= Tian Qianqiu =

Han dynasty prime minister (died 77 BC)

Tian Qianqiu (田千秋, ？- 77BC) was a Han dynasty politician who served as prime minister for 12 years during the reign of Emperor Wu of Han and Emperor Zhao of Han. He was the host of the debate of Salt and Iron in 81 BC. Due to his then-advanced age, Emperor Zhao allowed him to use a chariot as transportation while attending court sessions, instead of remaining on foot. Thus, he was also known as "Prime Minister of the Chariot" (车丞相) or "Che Qianqiu" (车千秋; his biography in the Book of Han is listed under this name).

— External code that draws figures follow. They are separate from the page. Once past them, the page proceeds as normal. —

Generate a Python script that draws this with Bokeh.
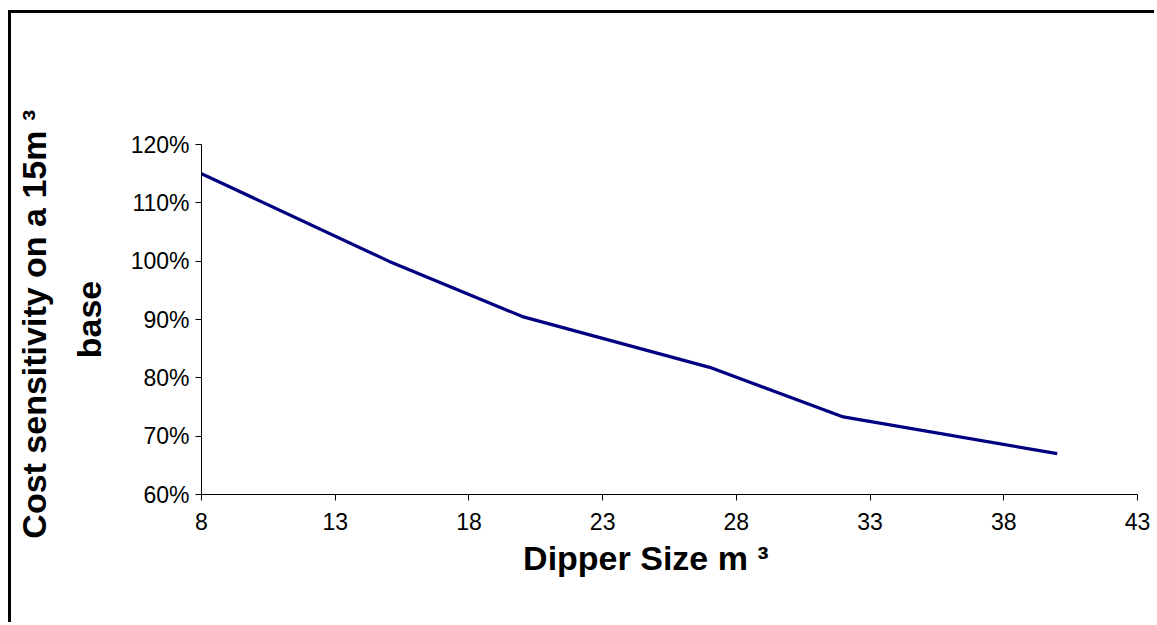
from bokeh.plotting import figure
from bokeh.models import (ColumnDataSource, FixedTicker, NumeralTickFormatter, Range1d)
from bokeh.embed import file_html
from bokeh.resources import INLINE

# ---- data ----
dipper_size = [8, 15, 20, 27, 32, 40]
cost_sensitivity = [1.15, 1.00, 0.905, 0.818, 0.733, 0.67]
x_ticks = [8, 13, 18, 23, 28, 33, 38, 43]
y_ticks = [0.6, 0.7, 0.8, 0.9, 1.0, 1.1, 1.2]
x_title = "Dipper Size m \u00b3"
y_title = "Cost sensitivity on a 15m  \u00b3\nbase"

FONT = "Liberation Sans"

# canvas sits inside a 3px left/top border, offset from the window edge
p = figure(width=1146, height=612, output_backend="svg", toolbar_location=None,
           x_range=Range1d(8, 43), y_range=Range1d(0.6, 1.2),
           min_border_left=190, min_border_right=20,
           min_border_top=131, min_border_bottom=131)
p.styles = {"border-left": "3px solid black", "border-top": "3px solid black",
            "margin-left": "8px", "margin-top": "10px"}
p.background_fill_color = "white"
p.border_fill_color = "white"
p.outline_line_color = None
p.xgrid.grid_line_color = None
p.ygrid.grid_line_color = None

src = ColumnDataSource(dict(x=dipper_size, y=cost_sensitivity))
p.line("x", "y", source=src, line_color="#000080", line_width=3.2)

for ax in (p.xaxis[0], p.yaxis[0]):
    ax.axis_line_color = "black"
    ax.axis_line_width = 1
    ax.major_tick_line_color = "black"
    ax.major_tick_out = 6
    ax.major_tick_in = 0
    ax.minor_tick_line_color = None
    ax.major_label_text_font = FONT
    ax.major_label_text_font_size = "23px"
    ax.major_label_text_color = "black"
    ax.axis_label_text_font = FONT
    ax.axis_label_text_font_style = "bold"
    ax.axis_label_text_font_size = "34px"
    ax.axis_label_text_color = "black"

p.xaxis.ticker = FixedTicker(ticks=x_ticks)
p.yaxis.ticker = FixedTicker(ticks=y_ticks)
p.yaxis.formatter = NumeralTickFormatter(format="0%")
p.xaxis.major_label_standoff = 12
p.yaxis.major_label_standoff = 6

# trailing no-break spaces shift the centred title left, as in the original
p.xaxis.axis_label = x_title + "\u00a0" * 5
p.xaxis.axis_label_standoff = 6
p.yaxis.axis_label = y_title
p.yaxis.axis_label_standoff = 20
p.yaxis.axis_label_text_line_height = 1.45

open("out.html", "w").write(file_html(p, INLINE))
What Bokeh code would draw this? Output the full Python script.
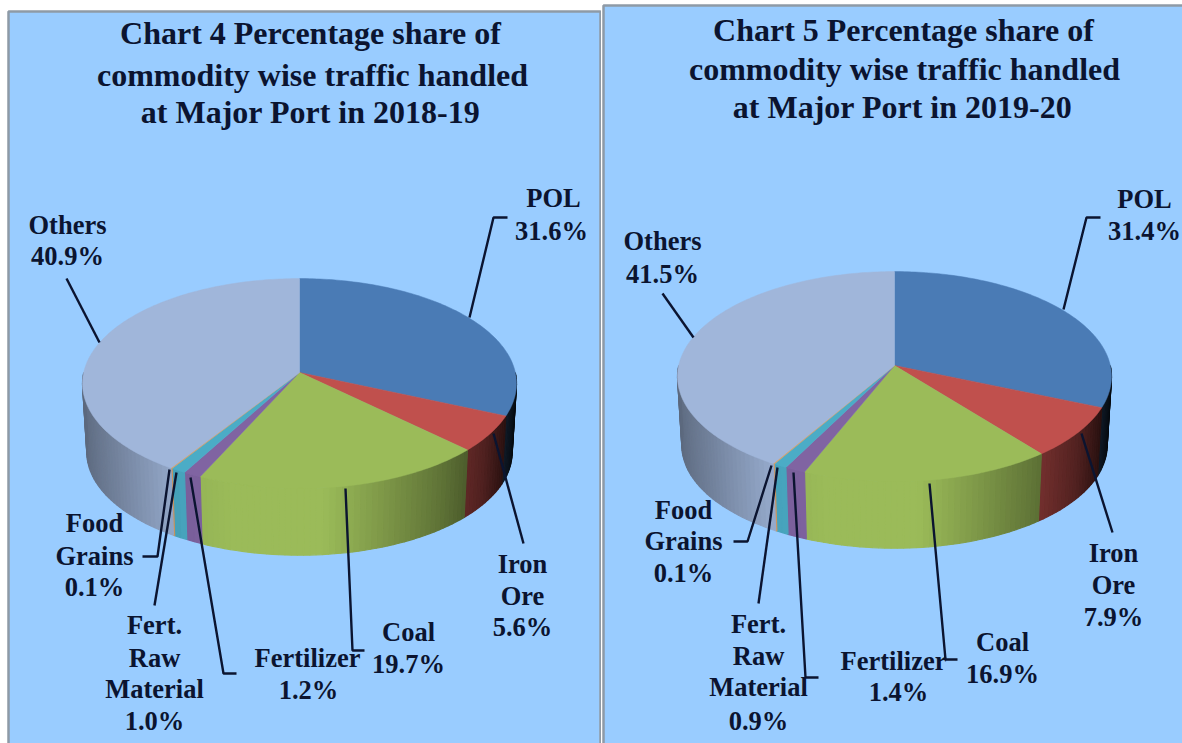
import numpy as np
from bokeh.plotting import figure
from bokeh.layouts import row
from bokeh.embed import file_html
from bokeh.resources import INLINE
from bokeh.core.properties import value

categories = ["POL", "Iron Ore", "Coal", "Fertilizer", "Fert. Raw Material", "Food Grains", "Others"]
share_2018 = [31.6, 5.6, 19.7, 1.2, 1.0, 0.1, 40.9]
share_2019 = [31.4, 7.9, 16.9, 1.4, 0.9, 0.1, 41.5]
slice_colors = ["#4A7BB5", "#C0504D", "#9BBB59", "#8064A2", "#4BACC6", "#D9A066", "#A0B6DA"]
title_2018 = ["Chart 4 Percentage share of", "commodity wise traffic handled", "at Major Port in 2018-19"]
title_2019 = ["Chart 5 Percentage share of", "commodity wise traffic handled", "at Major Port in 2019-20"]

BG = "#99CCFF"
INK = "#0B1430"
FONT = "Liberation Serif"
K, B, A = 0.105, 103.8, 215.8
SHRINK = 0.98

def project(t, cx, ay, depth=0.0, scale=1.0):
    u, v = np.sin(t), np.cos(t)
    d = 1 + K * v
    return cx + scale * A * u / d, ay + depth - scale * B * v / d

def shade(hex_color, xn):
    f = np.interp(xn, [-1, -0.8, -0.5, -0.3, 0.1, 0.3, 0.6, 0.8, 0.9, 1.0],
                  [0.58, 0.72, 0.95, 1.0, 1.0, 0.85, 0.62, 0.42, 0.25, 0.05])
    rgb = [int(hex_color[i:i + 2], 16) for i in (1, 3, 5)]
    return "#%02x%02x%02x" % tuple(int(c * f) for c in rgb)

def draw_pie(p, shares, cx, ay, depth):
    s = np.array(shares, dtype=float)
    edges = np.concatenate([[0], np.cumsum(s) / s.sum()]) * 2 * np.pi
    xs, ys, cols = [], [], []
    # extruded rim, as thin shaded strips along the near half
    for i, col in enumerate(slice_colors):
        a0, a1 = max(edges[i], np.pi / 2), min(edges[i + 1], 3 * np.pi / 2)
        if a1 <= a0:
            continue
        n = max(1, int(np.degrees(a1 - a0) / 1.5))
        ts = np.linspace(a0, a1, n + 1)
        for t0, t1 in zip(ts[:-1], ts[1:]):
            x0, y0 = project(t0, cx, ay)
            x1, y1 = project(t1, cx, ay)
            x2, y2 = project(t1, cx, ay, depth, SHRINK)
            x3, y3 = project(t0, cx, ay, depth, SHRINK)
            xs.append([x0, x1, x2, x3]); ys.append([y0, y1, y2, y3])
            cols.append(shade(col, np.sin((t0 + t1) / 2)))
    p.patches(xs, ys, fill_color=cols, line_color=cols, line_width=1.2)
    # top face
    xs, ys = [], []
    for i in range(len(s)):
        n = max(2, int(np.degrees(edges[i + 1] - edges[i])))
        ts = np.linspace(edges[i], edges[i + 1], n + 1)
        x, y = project(ts, cx, ay)
        xs.append(np.r_[cx, x].tolist()); ys.append(np.r_[ay, y].tolist())
    p.patches(xs, ys, fill_color=slice_colors, line_color=slice_colors, line_width=0.5)

def make_panel(x0, x1, left, right, top, width, shares, title, title_pts, cx, ay, depth, leaders, labels):
    p = figure(width=width, height=743, x_range=(x0, x1), y_range=(743, 0),
               x_axis_type=None, y_axis_type=None, toolbar_location=None,
               output_backend="svg", min_border=0, outline_line_color=None,
               background_fill_color="white", border_fill_color="white")
    p.grid.visible = False
    p.quad(left=[left], right=[right], top=[top], bottom=[770], fill_color=BG,
           line_color="#8E9AA6", line_width=2.5)
    draw_pie(p, shares, cx, ay, depth)
    p.multi_line([l[0] for l in leaders], [l[1] for l in leaders], line_color=INK, line_width=2.4)
    p.text([t[0] for t in title_pts], [t[1] for t in title_pts], text=title,
           text_font=value(FONT), text_font_style="bold", text_font_size="32px",
           text_color=INK, text_align="center", text_baseline="middle", y_offset=-2)
    p.text([l[0] for l in labels], [l[1] for l in labels], text=[l[2] for l in labels],
           text_font=value(FONT), text_font_style="bold", text_font_size="26.5px",
           text_color=INK, text_align="center", text_baseline="middle", y_offset=-2)
    return p

leaders_a = [([469, 493, 507], [317, 217, 217]), ([99, 66], [342, 278]), ([493, 523], [433, 543]),
             ([345, 352, 364], [488, 650, 650]), ([190, 223, 236], [477, 673, 673]),
             ([176, 154], [472, 605]), ([169, 157, 142], [469, 556, 556])]
labels_a = [(553, 199, "POL"), (551, 232, f"{share_2018[0]}%"), (67, 226, "Others"), (67, 257, f"{share_2018[6]}%"),
            (522, 565, "Iron"), (522, 597, "Ore"), (522, 628, f"{share_2018[1]}%"),
            (408, 633, "Coal"), (408, 665, f"{share_2018[2]}%"), (307, 659, "Fertilizer"), (308, 691, f"{share_2018[3]}%"),
            (154, 626, "Fert."), (154, 659, "Raw"), (154, 690, "Material"), (154, 722, f"{share_2018[4]}%"),
            (94, 524, "Food"), (94, 557, "Grains"), (94, 588, f"{share_2018[5]}%")]
leaders_b = [([1063, 1086, 1100], [309, 217, 217]), ([693, 662], [337, 293]), ([1081, 1112], [433, 532]),
             ([929, 945, 957], [483, 659, 659]), ([793, 805, 818], [472, 677, 677]),
             ([777, 758], [467, 603]), ([771, 747, 733], [465, 541, 541])]
labels_b = [(1144, 200, "POL"), (1144, 232, f"{share_2019[0]}%"), (662, 242, "Others"), (662, 275, f"{share_2019[6]}%"),
            (1113, 554, "Iron"), (1113, 586, "Ore"), (1113, 618, f"{share_2019[1]}%"),
            (1002, 643, "Coal"), (1002, 675, f"{share_2019[2]}%"), (893, 662, "Fertilizer"), (898, 693, f"{share_2019[3]}%"),
            (758, 625, "Fert."), (758, 657, "Raw"), (758, 688, "Material"), (758, 722, f"{share_2019[4]}%"),
            (683, 511, "Food"), (683, 542, "Grains"), (683, 574, f"{share_2019[5]}%")]

p1 = make_panel(0, 601, 8, 600, 11, 601, share_2018, title_2018, [(310, 34), (312, 76), (310, 113)],
                299, 372, 69, leaders_a, labels_a)
p2 = make_panel(601, 1182, 603, 1210, 5, 581, share_2019, title_2019, [(903, 31), (904, 70), (902, 108)],
                894, 365, 69, leaders_b, labels_b)

layout = row(p1, p2, spacing=0)
open("out.html", "w").write(file_html(layout, INLINE))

According to the Book of Han, Tian was a descendant of the ruling house of the dukedom of Qi. His family migrated to Changling Country where he was born. His first appointment in the imperial court was Gaoqinglang (高寢郎), the guard of the shrine of Emperor Gaozu of Han, the founder of the Han dynasty. After the rebellion caused by Crown Prince Wei, he stood by the side of the crown prince by pointing out Emperor Wu's shortcomings as a father. Emperor Wu was impressed by his uprightness and appointed him the position of Dahonglu (大鸿胪). Shortly afterward, Tian became prime minister and was granted the title of "Marquess who Enriches the People" (富民候, Fu Min Hou).

Emperor Wu, on his deathbed, delivered his son Fuling (the later Emperor Zhao) to Huo Guang, Sang Hongyang, Shangguan Jie and Jin Midi. Although the four ministers were thus in charge of the imperial court, Tian remained in his post.

Although Tian remained as prime minister until his death in 77 BC, no major political achievements were made by him. Huo Guang, on the other hand, became the de facto ruler of China during the reign of Emperor Zhao of Han. Possibly due to his political nonchalance, Tian was applauded by Huo for being "prudent".

Tian hosted the debate of Salt and Iron in the sixth year of the Shiyuan era (81 BC). During the debate, Tian kept his silence without uttering a word. He was later criticized by Huan Kuan, the recorder of the debate, for being extremely evasive. However, without further judgements, it can be said that Tian maintained his neutrality during the debate.